У россиян везде были отметки, все углы были в желтой краске. Так они помечали территорию для разных частей, которые заезжали. Чтобы понимать, куда и как им ехать. Каждому же не будешь кричать по рации. И по ночам они шли колоннами без света, у них приборы ночного видения [были]. Патрулировали деревню, магазины грабили. Люди все это видели. У нас здесь аптека, магазин, я сидел на втором этаже, мне все видно было. 28 числа, когда наша 98 бригада выбивала их, люди не выдержали и давай выезжать. А куда? Прямо на Пашковку, а там поля были заминированы. Если бы сидели [здесь], может, остались бы живы. А так, у Валеры Фесенко, с улицы Заводской, машина подорвалась на мине, там он и погиб почем зря.
Люди сидели без куска хлеба, все боялись сюда заезжать.
Как-то россияне тащили на тросе два БМП, танки Т-72 поломанные. И там соскочила левая гусеница. Крика было… Аж жуть! Они взбесились, отцепили тросы, из танка как зарядили в здание. Бетонную стену разворотили. И все, и уехали. А тут и наши [люди] набежали: кто аккумулятор, кто солярку тащит, потому что нечем топить. Говорю: “Слушайте! Было сказано, пусть нашим останется. Не забирайте вы все это!” Но не прошло и получаса, как, слышу, ревет техника, из Мотыжина летит. Приехали россияне, вырвали свои аккумуляторы из машины. Какую-то [штуку] по типу шайбы бросили, и оно все вспыхнуло. Сгорела вся техника. И уехали.

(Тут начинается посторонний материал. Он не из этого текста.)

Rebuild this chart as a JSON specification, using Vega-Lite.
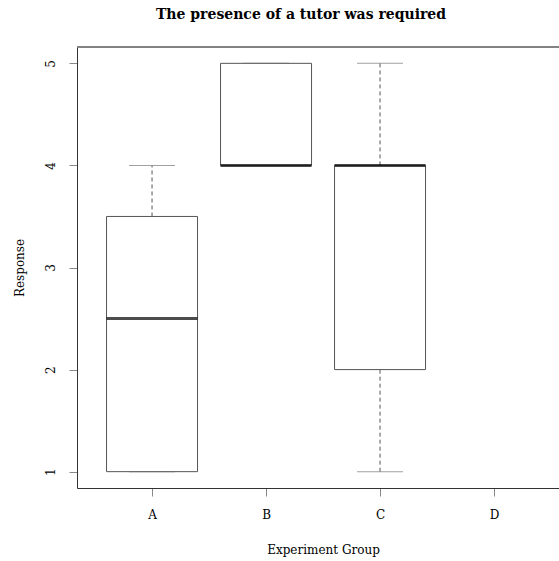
{
  "$schema": "https://vega.github.io/schema/vega-lite/v6.json",
  "autosize": "none",
  "width": 482,
  "height": 441,
  "padding": {"left": 77, "top": 47, "right": 0, "bottom": 73},
  "background": "white",
  "config": {
    "font": "DejaVu Serif",
    "view": {"stroke": null},
    "axis": {"domain": true, "domainColor": "#333333", "grid": false, "tickColor": "#888888", "tickSize": 8, "labelFontSize": 12, "labelColor": "#000000", "titleFontSize": 12, "titleFontWeight": "normal", "titleColor": "#000000"}
  },
  "title": {"text": "The presence of a tutor was required", "fontSize": 14, "fontWeight": "bold", "anchor": "middle", "offset": 24, "color": "#000000", "dx": -17},
  "data": {
    "values": [
      {"group": "A", "lo": 1, "q1": 1, "med": 2.5, "q3": 3.5, "hi": 4},
      {"group": "B", "lo": 4, "q1": 4, "med": 4, "q3": 5, "hi": 5},
      {"group": "C", "lo": 1, "q1": 2, "med": 4, "q3": 4, "hi": 5}
    ]
  },
  "encoding": {
    "x": {
      "field": "group", "type": "nominal",
      "scale": {"type": "point", "domain": ["A", "B", "C", "D"], "padding": 0.614, "align": 0.536},
      "axis": {"title": "Experiment Group", "labelAngle": 0, "labelPadding": 13, "titlePadding": 24, "titleX": 246}
    }
  },
  "layer": [
    {
      "mark": {"type": "rule", "color": "#808080", "strokeWidth": 1.5},
      "encoding": {"x": null, "y": {"datum": 5.16, "type": "quantitative"}}
    },
    {
      "mark": {"type": "rule", "strokeDash": [4, 3], "color": "#555555"},
      "encoding": {
        "y": {"field": "lo", "type": "quantitative", "scale": {"domain": [0.84, 5.16], "nice": false, "zero": false},
              "axis": {"title": "Response", "values": [1, 2, 3, 4, 5], "format": "d", "labelAngle": -90, "labelPadding": 12, "titlePadding": 18}},
        "y2": {"field": "q1"}
      }
    },
    {
      "mark": {"type": "rule", "strokeDash": [4, 3], "color": "#555555"},
      "encoding": {"y": {"field": "q3", "type": "quantitative"}, "y2": {"field": "hi"}}
    },
    {
      "mark": {"type": "tick", "orient": "horizontal", "size": 46, "thickness": 1, "color": "#777777"},
      "encoding": {"y": {"field": "lo", "type": "quantitative"}}
    },
    {
      "mark": {"type": "tick", "orient": "horizontal", "size": 46, "thickness": 1, "color": "#777777"},
      "encoding": {"y": {"field": "hi", "type": "quantitative"}}
    },
    {
      "mark": {"type": "bar", "size": 91, "fill": "white", "stroke": "#555555", "strokeWidth": 1},
      "encoding": {"y": {"field": "q1", "type": "quantitative"}, "y2": {"field": "q3"}}
    },
    {
      "mark": {"type": "tick", "orient": "horizontal", "size": 91, "thickness": 3, "color": "#000000"},
      "encoding": {"y": {"field": "med", "type": "quantitative"}}
    }
  ]
}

А потом я думаю, пропали мои племянники, надо поехать посмотреть, куда они подевались. Их родители выехали, и как-то так вышло, что остались дети за бортом. Ну как дети: 85-го и 90-го. Я на велосипед и тихонько еду себе. Думаю, посмотрю на свой магазинчик, что там с ним, и заодно дом ребят. Не успел доехать до 14 номера, как кацап такой — хоп! Из автомата “тра-та-та”. Я резко упал, счастье, что песок [был]. А залезть ни в какой дом не могу. Лежал почти до темноты. Все люди боялись, все закрыто было, даже самые захудалые ворота были закрыты на замки. Бросил я велосипед, лег и лежу возле песка. А что? Если встану — убьют.
Когда попало в дом, я был в летней кухне. Вдруг — резкий удар. Два удара. Я же говорю, “Грады” оттуда [летели]. Сразу прошивает дом насквозь... Как я остался [жив]… Оно ведь над головой, буквально в 20 сантиметрах пролетело. Я выскочил, ничего не видать. Темень, все горит. Мгновенно все случилось… За секунду. Видите, здесь буква “Г” есть. Это обломки от “Града”. Вот номер его, а вот второй. Два разных, видите. Вот крыло от одного и другого. Все эти обломки загораются мгновенно. Горело здесь сильно. Вон, у Николая, по соседству, пилорама сгорела, все здание сгорело и пошло [пламя] туда, на село. И люди давайте бежать.